Christians and Agreement

So then, back to our original question: Why can’t all Christians agree on one version of the Bible? One impertinent-but-not-completely-unreasonable rejoinder is that Christians don’t agree about much of anything else, so why on earth should we expect to them to agree about which translation we should use? (All snark aside, the issue of disagreement between groups of Christians in matters big and small is an important subject and deserves more than a paragraph or two of our consideration. I have tried to respond to it in this post).
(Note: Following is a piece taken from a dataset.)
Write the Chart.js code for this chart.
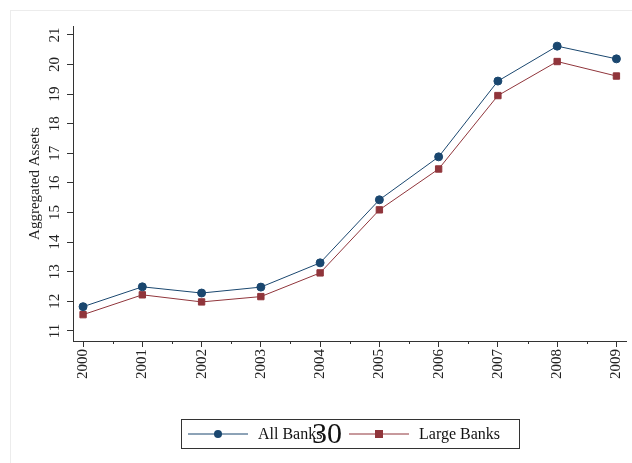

But let’s just for a moment assume that we could agree, and that each of us would be willing to give up his or her preferred version of the Bible in favor of a “common” rendering of the text. As convenient as that might be for sharing what we believe and for enjoying public readings and group recitations, any translation we might agree upon would probably start to go out of date by the time we were senior citizens, and two or three generations later would again be obscure to all but the experts.

And that is perfectly fine. Our grandchildren and great grandchildren — assuming the Lord has not returned before then — would simply retranslate the most faithful possible reconstruction of the autographs available to them for the umpteenth time into something comprehensible to their own children. Then, invariably, just as we have experienced in our own generation, some of the older believers would cling to the wording they understand and have enjoyed since childhood and refuse to give it up, while others would embrace the newer versions, and still others would take the best and most effective bits of translation from both versions to enjoy and share, just as the Lord Jesus himself appears to have done.

Agreement? Not a chance. And yet I’m not sure there is a better way to approach a text that was not originally written in English in a world where meaning is always a moving target.